**Given instruction:**
Reproduce exactly the lines below, from the first one through the line containing "const yTicks = [0,5,10,15,20,25,30,35];", and omit any pictures.

-- -- --

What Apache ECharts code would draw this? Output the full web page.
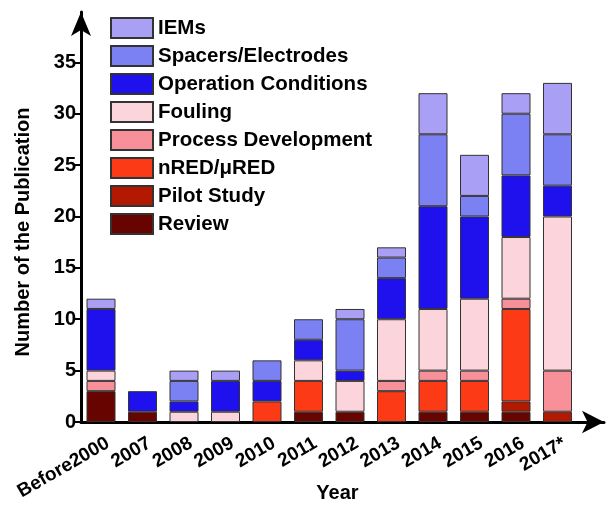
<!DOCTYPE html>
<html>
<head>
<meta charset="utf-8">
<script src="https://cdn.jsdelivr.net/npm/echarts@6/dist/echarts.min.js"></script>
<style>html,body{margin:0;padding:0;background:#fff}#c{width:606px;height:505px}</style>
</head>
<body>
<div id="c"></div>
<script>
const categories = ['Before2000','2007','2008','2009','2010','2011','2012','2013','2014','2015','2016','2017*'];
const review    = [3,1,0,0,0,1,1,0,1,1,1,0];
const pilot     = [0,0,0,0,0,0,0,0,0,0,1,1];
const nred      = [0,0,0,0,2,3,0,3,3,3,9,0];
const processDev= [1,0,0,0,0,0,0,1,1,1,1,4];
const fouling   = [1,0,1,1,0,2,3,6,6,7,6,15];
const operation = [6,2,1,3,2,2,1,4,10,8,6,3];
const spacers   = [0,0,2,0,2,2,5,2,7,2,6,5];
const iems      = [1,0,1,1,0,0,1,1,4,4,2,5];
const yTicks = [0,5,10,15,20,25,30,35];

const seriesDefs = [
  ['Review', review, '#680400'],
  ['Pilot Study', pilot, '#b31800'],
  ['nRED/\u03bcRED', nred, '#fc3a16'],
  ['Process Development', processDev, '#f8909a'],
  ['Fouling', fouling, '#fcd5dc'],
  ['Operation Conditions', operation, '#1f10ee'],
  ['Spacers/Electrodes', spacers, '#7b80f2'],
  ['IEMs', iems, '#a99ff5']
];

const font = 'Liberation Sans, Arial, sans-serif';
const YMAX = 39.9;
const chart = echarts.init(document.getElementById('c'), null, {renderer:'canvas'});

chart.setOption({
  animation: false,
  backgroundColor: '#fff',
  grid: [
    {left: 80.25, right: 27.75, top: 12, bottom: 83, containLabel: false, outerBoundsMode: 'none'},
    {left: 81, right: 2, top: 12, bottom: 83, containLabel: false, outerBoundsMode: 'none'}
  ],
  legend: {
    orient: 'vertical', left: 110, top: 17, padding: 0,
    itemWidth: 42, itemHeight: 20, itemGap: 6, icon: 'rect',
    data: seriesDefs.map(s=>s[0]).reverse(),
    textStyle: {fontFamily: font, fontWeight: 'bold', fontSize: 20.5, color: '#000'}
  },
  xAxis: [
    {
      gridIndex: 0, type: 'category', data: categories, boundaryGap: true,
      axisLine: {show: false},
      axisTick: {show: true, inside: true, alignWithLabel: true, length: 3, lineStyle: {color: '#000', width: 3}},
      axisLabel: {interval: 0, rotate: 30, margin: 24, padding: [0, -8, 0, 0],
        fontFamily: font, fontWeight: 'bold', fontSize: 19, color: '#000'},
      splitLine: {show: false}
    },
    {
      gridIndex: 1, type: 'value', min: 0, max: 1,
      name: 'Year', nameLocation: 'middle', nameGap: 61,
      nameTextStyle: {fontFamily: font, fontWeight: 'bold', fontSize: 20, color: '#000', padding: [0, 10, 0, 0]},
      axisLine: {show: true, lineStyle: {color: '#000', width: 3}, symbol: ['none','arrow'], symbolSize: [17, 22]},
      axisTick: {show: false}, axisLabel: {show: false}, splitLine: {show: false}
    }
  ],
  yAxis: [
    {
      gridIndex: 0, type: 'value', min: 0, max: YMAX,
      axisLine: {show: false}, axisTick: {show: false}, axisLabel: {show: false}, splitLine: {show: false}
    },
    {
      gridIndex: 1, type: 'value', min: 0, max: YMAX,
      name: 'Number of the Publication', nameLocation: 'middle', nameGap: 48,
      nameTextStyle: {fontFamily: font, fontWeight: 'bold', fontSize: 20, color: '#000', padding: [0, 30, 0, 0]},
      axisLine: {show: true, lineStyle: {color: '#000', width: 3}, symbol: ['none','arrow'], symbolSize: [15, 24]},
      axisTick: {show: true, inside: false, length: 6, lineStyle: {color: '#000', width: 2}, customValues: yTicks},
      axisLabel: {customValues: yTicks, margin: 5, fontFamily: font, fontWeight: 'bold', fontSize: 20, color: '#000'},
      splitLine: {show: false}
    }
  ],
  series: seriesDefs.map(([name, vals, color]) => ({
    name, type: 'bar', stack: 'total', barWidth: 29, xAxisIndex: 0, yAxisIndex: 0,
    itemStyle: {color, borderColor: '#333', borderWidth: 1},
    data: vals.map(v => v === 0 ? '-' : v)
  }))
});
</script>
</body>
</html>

-- -- --

**Solution to this exercise:**
What Apache ECharts code would draw this? Output the full web page.
<!DOCTYPE html>
<html>
<head>
<meta charset="utf-8">
<script src="https://cdn.jsdelivr.net/npm/echarts@6/dist/echarts.min.js"></script>
<style>html,body{margin:0;padding:0;background:#fff}#c{width:606px;height:505px}</style>
</head>
<body>
<div id="c"></div>
<script>
const categories = ['Before2000','2007','2008','2009','2010','2011','2012','2013','2014','2015','2016','2017*'];
const review    = [3,1,0,0,0,1,1,0,1,1,1,0];
const pilot     = [0,0,0,0,0,0,0,0,0,0,1,1];
const nred      = [0,0,0,0,2,3,0,3,3,3,9,0];
const processDev= [1,0,0,0,0,0,0,1,1,1,1,4];
const fouling   = [1,0,1,1,0,2,3,6,6,7,6,15];
const operation = [6,2,1,3,2,2,1,4,10,8,6,3];
const spacers   = [0,0,2,0,2,2,5,2,7,2,6,5];
const iems      = [1,0,1,1,0,0,1,1,4,4,2,5];
const yTicks = [0,5,10,15,20,25,30,35];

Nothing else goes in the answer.